When I walked to meet a friend for lunch at the new Brickyard BBQ this past week, which opened on California just around the corner from Admiral, three of the tables in the courtyard restaurant were in uniform -- and from different department branches, too. There were so many cords curling around so many ears that I could have sworn it was Matrix theme day at ComiCon.

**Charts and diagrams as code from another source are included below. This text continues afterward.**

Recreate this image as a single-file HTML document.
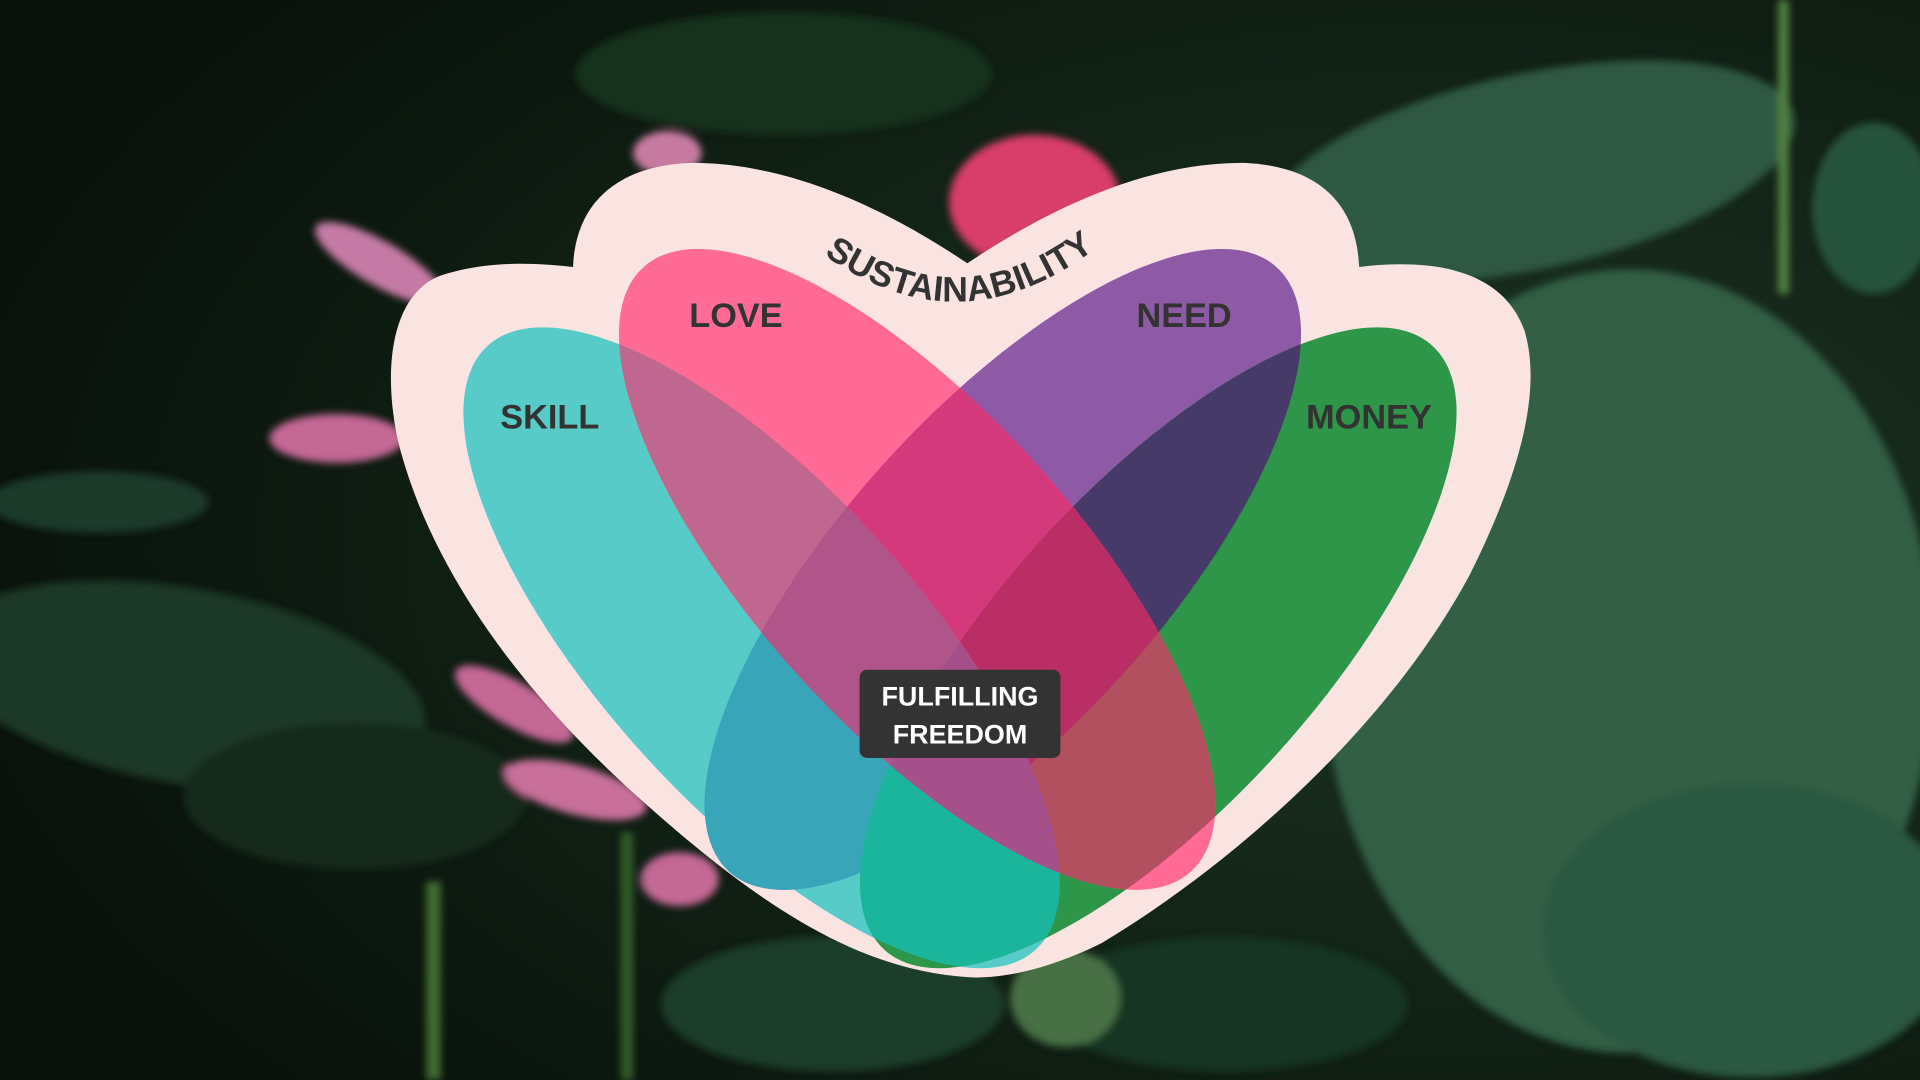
<!DOCTYPE html>
<html><head><meta charset="utf-8"><style>
html,body{margin:0;padding:0;background:#0a140d;overflow:hidden}
svg{display:block}
text{font-family:"Liberation Sans",sans-serif;font-weight:bold}
</style></head><body>
<svg width="1920" height="1080" viewBox="0 0 1568 882" xmlns="http://www.w3.org/2000/svg">
<defs>
<radialGradient id="bg" cx="0.75" cy="0.5" r="0.8">
<stop offset="0" stop-color="#1d3524"/><stop offset="1" stop-color="#08110a"/></radialGradient>
<filter id="bl"><feGaussianBlur stdDeviation="3"/></filter>
<path id="arc" d="M 662 200 Q 783 295 905 195"/>
<clipPath id="cNeed"><ellipse cx="819" cy="465" rx="333" ry="130" transform="rotate(-47.8 819 465)"/></clipPath>
<clipPath id="cTeal"><ellipse cx="622" cy="529" rx="333" ry="130" transform="rotate(47.8 622 529)"/></clipPath>
<clipPath id="cLove"><ellipse cx="749" cy="465" rx="333" ry="130" transform="rotate(47.8 749 465)"/></clipPath>
<clipPath id="cGreen"><ellipse cx="946" cy="529" rx="333" ry="130" transform="rotate(-47.8 946 529)"/></clipPath>
<clipPath id="cLow"><rect x="500" y="560" width="200" height="200"/></clipPath>
</defs>
<rect width="1568" height="882" fill="url(#bg)"/>
<g filter="url(#bl)">
<ellipse cx="1330" cy="540" rx="250" ry="320" fill="#325f45"/>
<ellipse cx="1430" cy="760" rx="170" ry="120" fill="#2b5840"/>
<ellipse cx="1250" cy="140" rx="220" ry="80" fill="#2e5842" transform="rotate(-12 1250 140)"/>
<ellipse cx="1530" cy="170" rx="50" ry="70" fill="#26533a"/>
<ellipse cx="640" cy="60" rx="170" ry="50" fill="#17301f"/>
<ellipse cx="150" cy="560" rx="200" ry="80" fill="#1a3826" transform="rotate(10 150 560)"/>
<ellipse cx="290" cy="650" rx="140" ry="60" fill="#132a1b"/>
<ellipse cx="80" cy="410" rx="90" ry="25" fill="#1e3a2a"/>
<ellipse cx="680" cy="820" rx="140" ry="55" fill="#1c3d2a"/>
<ellipse cx="1000" cy="820" rx="150" ry="55" fill="#183424"/>
<ellipse cx="870" cy="815" rx="45" ry="40" fill="#476f45"/>
<ellipse cx="845" cy="165" rx="70" ry="55" fill="#d93e6a"/>
<ellipse cx="310" cy="215" rx="60" ry="18" fill="#c47aa5" transform="rotate(30 310 215)"/>
<ellipse cx="275" cy="358" rx="55" ry="20" fill="#c46794"/>
<ellipse cx="420" cy="575" rx="55" ry="18" fill="#c46794" transform="rotate(30 420 575)"/>
<ellipse cx="470" cy="645" rx="60" ry="20" fill="#c8709a" transform="rotate(15 470 645)"/>
<ellipse cx="555" cy="718" rx="32" ry="22" fill="#c46794"/>
<ellipse cx="545" cy="125" rx="28" ry="18" fill="#c77aa0"/>
<rect x="348" y="720" width="12" height="162" fill="#3f6a30"/>
<rect x="507" y="680" width="10" height="202" fill="#325d28"/>
<rect x="1452" y="0" width="9" height="240" fill="#4f8040"/>
</g>
<path d="M790 798 C 700 792 620 740 520 650 C 420 560 350 460 325 360 C 312 300 320 240 360 225 C 400 212 440 215 468 218 C 470 165 505 135 565 133 C 650 133 730 175 790 215 C 850 175 930 133 1015 133 C 1075 135 1108 165 1110 218 C 1160 212 1225 215 1245 270 C 1260 320 1240 390 1200 470 C 1130 600 1000 710 900 770 C 860 790 820 800 790 798 Z" fill="#f9e4e2"/>
<ellipse cx="819" cy="465" rx="333" ry="130" transform="rotate(-47.8 819 465)" fill="#8e5aa5"/>
<ellipse cx="622" cy="529" rx="333" ry="130" transform="rotate(47.8 622 529)" fill="#57cbc8"/>
<ellipse cx="946" cy="529" rx="333" ry="130" transform="rotate(-47.8 946 529)" fill="#2e9648"/>
<g clip-path="url(#cNeed)">
<ellipse cx="946" cy="529" rx="333" ry="130" transform="rotate(-47.8 946 529)" fill="#463a68"/>
<ellipse cx="622" cy="529" rx="333" ry="130" transform="rotate(47.8 622 529)" fill="#38a6b8"/>
<rect x="500" y="560" width="200" height="200" fill="#38a6b8" clip-path="url(#cLow)"/>
</g>
<g clip-path="url(#cTeal)">
<ellipse cx="946" cy="529" rx="333" ry="130" transform="rotate(-47.8 946 529)" fill="#1ab59a"/>
</g>
<ellipse cx="749" cy="465" rx="333" ry="130" transform="rotate(47.8 749 465)" fill="#ff6b96"/>
<g clip-path="url(#cLove)">
<ellipse cx="819" cy="465" rx="333" ry="130" transform="rotate(-47.8 819 465)" fill="#d43a7b"/>
<ellipse cx="946" cy="529" rx="333" ry="130" transform="rotate(-47.8 946 529)" fill="#b2505f"/>
<g clip-path="url(#cNeed)"><ellipse cx="946" cy="529" rx="333" ry="130" transform="rotate(-47.8 946 529)" fill="#b82e65"/></g>
<ellipse cx="622" cy="529" rx="333" ry="130" transform="rotate(47.8 622 529)" fill="#c06790"/>
<g clip-path="url(#cNeed)"><ellipse cx="622" cy="529" rx="333" ry="130" transform="rotate(47.8 622 529)" fill="#b0558a"/></g>
<g clip-path="url(#cGreen)"><ellipse cx="622" cy="529" rx="333" ry="130" transform="rotate(47.8 622 529)" fill="#a5508a"/></g>
</g>
<text font-size="29" fill="#333"><textPath href="#arc" startOffset="50%" text-anchor="middle" textLength="240">SUSTAINABILITY</textPath></text>
<text x="449" y="350" font-size="28" fill="#333" text-anchor="middle">SKILL</text>
<text x="601" y="267" font-size="28" fill="#333" text-anchor="middle">LOVE</text>
<text x="967" y="267" font-size="28" fill="#333" text-anchor="middle">NEED</text>
<text x="1118" y="350" font-size="28" fill="#333" text-anchor="middle">MONEY</text>
<rect x="702" y="547" width="164" height="72" rx="6" fill="#333"/>
<text x="784" y="576" font-size="22" fill="#fff" text-anchor="middle">FULFILLING</text>
<text x="784" y="607" font-size="22" fill="#fff" text-anchor="middle">FREEDOM</text>
</svg>
</body></html>
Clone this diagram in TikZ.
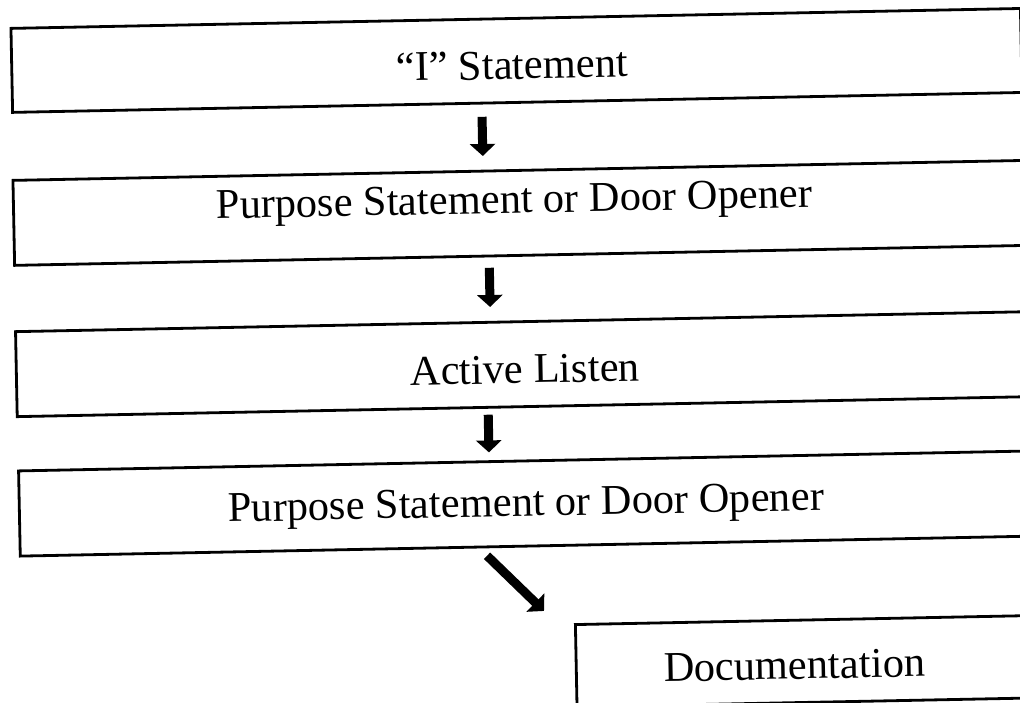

What is it about Seattle barbecue and the burly? Run by sturdy-framed white guys, the two-week-old restaurant attracts like to like. Average weight: 200. Average haircut: shaved. Average order: barbecued brisket with hot sauce.

Brisket-peas.jpg
Brisket with pea salad.
The lunch combos, at $7.50, are a good deal. You get a choice of chicken, pork, or brisket, served either on its own or on a coleslaw-bedecked bun, with one free side. And since chef Ryan Ackerson has done time at Tavolata and How to Cook a Wolf, the sides are worth ordering: fresh peas and curls of bacon coated in a sweetly tangy buttermilk dressing, beans stewed rich and sweet, warm, high biscuits. While the meat isn't there yet -- both the brisket and the pulled pork needed another 2-4 hours in the smoker to melt away the excess fat and collagen -- it's early days. With Indian summer just around the way (hah!), you have another six weeks to eat in the bricked-over courtyard, surrounded by men who could serve, protect, and/or crush you.